§ Required work
Repeat the listing exactly as given, omitting every image.

§ Information shown
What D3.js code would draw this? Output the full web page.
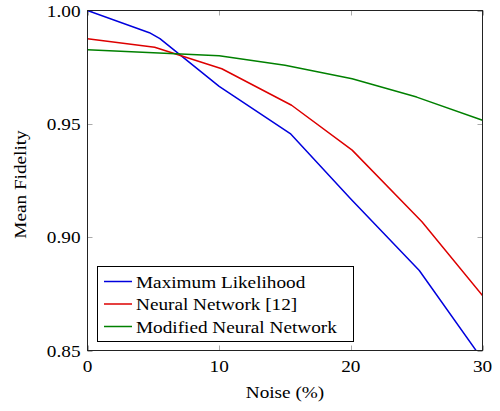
<!DOCTYPE html>
<html>
<head>
<meta charset="utf-8">
<script src="https://cdn.jsdelivr.net/npm/d3@7"></script>
<style>
  html, body { margin: 0; padding: 0; background: #fff; }
  svg { display: block; }
</style>
</head>
<body>
<svg id="chart" width="500" height="411"></svg>
<script>
// ---- data ----
const seriesNames = ["Maximum Likelihood", "Neural Network [12]", "Modified Neural Network"];
const seriesColors = ["#0000dd", "#dd0000", "#008000"];
const mlNoise  = [0, 4.7, 5.5, 10.0, 15.4, 20.0, 25.2, 30];
const mlFid    = [1.000, 0.9902, 0.9876, 0.9665, 0.9457, 0.9168, 0.8853, 0.8460];
const nnNoise  = [0, 5.1, 10.2, 15.5, 20.1, 25.4, 30];
const nnFid    = [0.9875, 0.9838, 0.9743, 0.9582, 0.9384, 0.9068, 0.8742];
const mnnNoise = [0, 10.0, 15.0, 20.1, 25.0, 30];
const mnnFid   = [0.9827, 0.9800, 0.9758, 0.9699, 0.9618, 0.9516];
const xTicks = [0, 10, 20, 30];
const yTicks = [0.85, 0.90, 0.95, 1.00];
const xLabel = "Noise (%)";
const yLabel = "Mean Fidelity";

const series = [
  {name: seriesNames[0], color: seriesColors[0], pts: mlNoise.map((x, i) => [x, mlFid[i]])},
  {name: seriesNames[1], color: seriesColors[1], pts: nnNoise.map((x, i) => [x, nnFid[i]])},
  {name: seriesNames[2], color: seriesColors[2], pts: mnnNoise.map((x, i) => [x, mnnFid[i]])}
];

// ---- layout ----
const L = 87.5, R = 482.5, T = 10.5, B = 350.5;
const svg = d3.select("#chart");
const x = d3.scaleLinear().domain([0, 30]).range([L, R]);
const y = d3.scaleLinear().domain([0.85, 1.00]).range([B, T]);
const FS = 17.5;
const SX = 1.1;

svg.append("defs").append("clipPath").attr("id", "clip")
  .append("rect").attr("x", L).attr("y", T).attr("width", R - L).attr("height", B - T);

// ticks (inside, gray)
const tickLen = 5;
const tg = svg.append("g").attr("stroke", "#aaa").attr("stroke-width", 1);
xTicks.forEach(t => {
  const px = Math.round(x(t)) + 0.5;
  tg.append("line").attr("x1", px).attr("x2", px).attr("y1", B).attr("y2", B - tickLen);
  tg.append("line").attr("x1", px).attr("x2", px).attr("y1", T).attr("y2", T + tickLen);
});
yTicks.forEach(t => {
  const py = Math.round(y(t)) + 0.5;
  tg.append("line").attr("x1", L).attr("x2", L + tickLen).attr("y1", py).attr("y2", py);
  tg.append("line").attr("x1", R).attr("x2", R - tickLen).attr("y1", py).attr("y2", py);
});

// lines
const line = d3.line().x(d => x(d[0])).y(d => y(d[1]));
const lg = svg.append("g").attr("clip-path", "url(#clip)");
series.forEach(s => {
  lg.append("path").datum(s.pts).attr("d", line)
    .attr("fill", "none").attr("stroke", s.color).attr("stroke-width", 1.5)
    .attr("stroke-linejoin", "round");
});

// frame
svg.append("rect").attr("x", L).attr("y", T).attr("width", R - L).attr("height", B - T)
  .attr("fill", "none").attr("stroke", "#222").attr("stroke-width", 1);

// text helper: positioned group, horizontally stretched glyphs
function label(px, py, str, anchor, rot) {
  const g = svg.append("g").attr("transform", `translate(${px},${py})` + (rot ? ` rotate(${rot})` : "") + ` scale(${SX},1)`);
  g.append("text").attr("x", 0).attr("y", 0)
    .attr("font-family", "Liberation Serif").attr("font-size", FS).attr("fill", "#000")
    .attr("text-anchor", anchor || "start").text(str);
  return g;
}

// tick labels
xTicks.forEach(t => label(x(t), B + 21, d3.format("d")(t), "middle"));
yTicks.forEach(t => label(L - 7, y(t) + 6, d3.format(".2f")(t), "end"));

// axis labels
label((L + R) / 2, 398, xLabel, "middle");
label(26, (T + B) / 2 + 4, yLabel, "middle", -90);

// legend
const legX = 97.5, legY = 266.5, legW = 256, legH = 75;
svg.append("rect").attr("x", legX).attr("y", legY).attr("width", legW).attr("height", legH)
  .attr("fill", "#fff").attr("stroke", "#000").attr("stroke-width", 1);
series.forEach((s, i) => {
  const cy = 281.5 + i * 22.5;
  svg.append("line").attr("x1", 104).attr("x2", 132).attr("y1", cy).attr("y2", cy)
    .attr("stroke", s.color).attr("stroke-width", 1.5);
  label(136, cy + 6, s.name, "start");
});
</script>
</body>
</html>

§ Written reply
What D3.js code would draw this? Output the full web page.
<!DOCTYPE html>
<html>
<head>
<meta charset="utf-8">
<script src="https://cdn.jsdelivr.net/npm/d3@7"></script>
<style>
  html, body { margin: 0; padding: 0; background: #fff; }
  svg { display: block; }
</style>
</head>
<body>
<svg id="chart" width="500" height="411"></svg>
<script>
// ---- data ----
const seriesNames = ["Maximum Likelihood", "Neural Network [12]", "Modified Neural Network"];
const seriesColors = ["#0000dd", "#dd0000", "#008000"];
const mlNoise  = [0, 4.7, 5.5, 10.0, 15.4, 20.0, 25.2, 30];
const mlFid    = [1.000, 0.9902, 0.9876, 0.9665, 0.9457, 0.9168, 0.8853, 0.8460];
const nnNoise  = [0, 5.1, 10.2, 15.5, 20.1, 25.4, 30];
const nnFid    = [0.9875, 0.9838, 0.9743, 0.9582, 0.9384, 0.9068, 0.8742];
const mnnNoise = [0, 10.0, 15.0, 20.1, 25.0, 30];
const mnnFid   = [0.9827, 0.9800, 0.9758, 0.9699, 0.9618, 0.9516];
const xTicks = [0, 10, 20, 30];
const yTicks = [0.85, 0.90, 0.95, 1.00];
const xLabel = "Noise (%)";
const yLabel = "Mean Fidelity";

const series = [
  {name: seriesNames[0], color: seriesColors[0], pts: mlNoise.map((x, i) => [x, mlFid[i]])},
  {name: seriesNames[1], color: seriesColors[1], pts: nnNoise.map((x, i) => [x, nnFid[i]])},
  {name: seriesNames[2], color: seriesColors[2], pts: mnnNoise.map((x, i) => [x, mnnFid[i]])}
];

// ---- layout ----
const L = 87.5, R = 482.5, T = 10.5, B = 350.5;
const svg = d3.select("#chart");
const x = d3.scaleLinear().domain([0, 30]).range([L, R]);
const y = d3.scaleLinear().domain([0.85, 1.00]).range([B, T]);
const FS = 17.5;
const SX = 1.1;

svg.append("defs").append("clipPath").attr("id", "clip")
  .append("rect").attr("x", L).attr("y", T).attr("width", R - L).attr("height", B - T);

// ticks (inside, gray)
const tickLen = 5;
const tg = svg.append("g").attr("stroke", "#aaa").attr("stroke-width", 1);
xTicks.forEach(t => {
  const px = Math.round(x(t)) + 0.5;
  tg.append("line").attr("x1", px).attr("x2", px).attr("y1", B).attr("y2", B - tickLen);
  tg.append("line").attr("x1", px).attr("x2", px).attr("y1", T).attr("y2", T + tickLen);
});
yTicks.forEach(t => {
  const py = Math.round(y(t)) + 0.5;
  tg.append("line").attr("x1", L).attr("x2", L + tickLen).attr("y1", py).attr("y2", py);
  tg.append("line").attr("x1", R).attr("x2", R - tickLen).attr("y1", py).attr("y2", py);
});

// lines
const line = d3.line().x(d => x(d[0])).y(d => y(d[1]));
const lg = svg.append("g").attr("clip-path", "url(#clip)");
series.forEach(s => {
  lg.append("path").datum(s.pts).attr("d", line)
    .attr("fill", "none").attr("stroke", s.color).attr("stroke-width", 1.5)
    .attr("stroke-linejoin", "round");
});

// frame
svg.append("rect").attr("x", L).attr("y", T).attr("width", R - L).attr("height", B - T)
  .attr("fill", "none").attr("stroke", "#222").attr("stroke-width", 1);

// text helper: positioned group, horizontally stretched glyphs
function label(px, py, str, anchor, rot) {
  const g = svg.append("g").attr("transform", `translate(${px},${py})` + (rot ? ` rotate(${rot})` : "") + ` scale(${SX},1)`);
  g.append("text").attr("x", 0).attr("y", 0)
    .attr("font-family", "Liberation Serif").attr("font-size", FS).attr("fill", "#000")
    .attr("text-anchor", anchor || "start").text(str);
  return g;
}

// tick labels
xTicks.forEach(t => label(x(t), B + 21, d3.format("d")(t), "middle"));
yTicks.forEach(t => label(L - 7, y(t) + 6, d3.format(".2f")(t), "end"));

// axis labels
label((L + R) / 2, 398, xLabel, "middle");
label(26, (T + B) / 2 + 4, yLabel, "middle", -90);

// legend
const legX = 97.5, legY = 266.5, legW = 256, legH = 75;
svg.append("rect").attr("x", legX).attr("y", legY).attr("width", legW).attr("height", legH)
  .attr("fill", "#fff").attr("stroke", "#000").attr("stroke-width", 1);
series.forEach((s, i) => {
  const cy = 281.5 + i * 22.5;
  svg.append("line").attr("x1", 104).attr("x2", 132).attr("y1", cy).attr("y2", cy)
    .attr("stroke", s.color).attr("stroke-width", 1.5);
  label(136, cy + 6, s.name, "start");
});
</script>
</body>
</html>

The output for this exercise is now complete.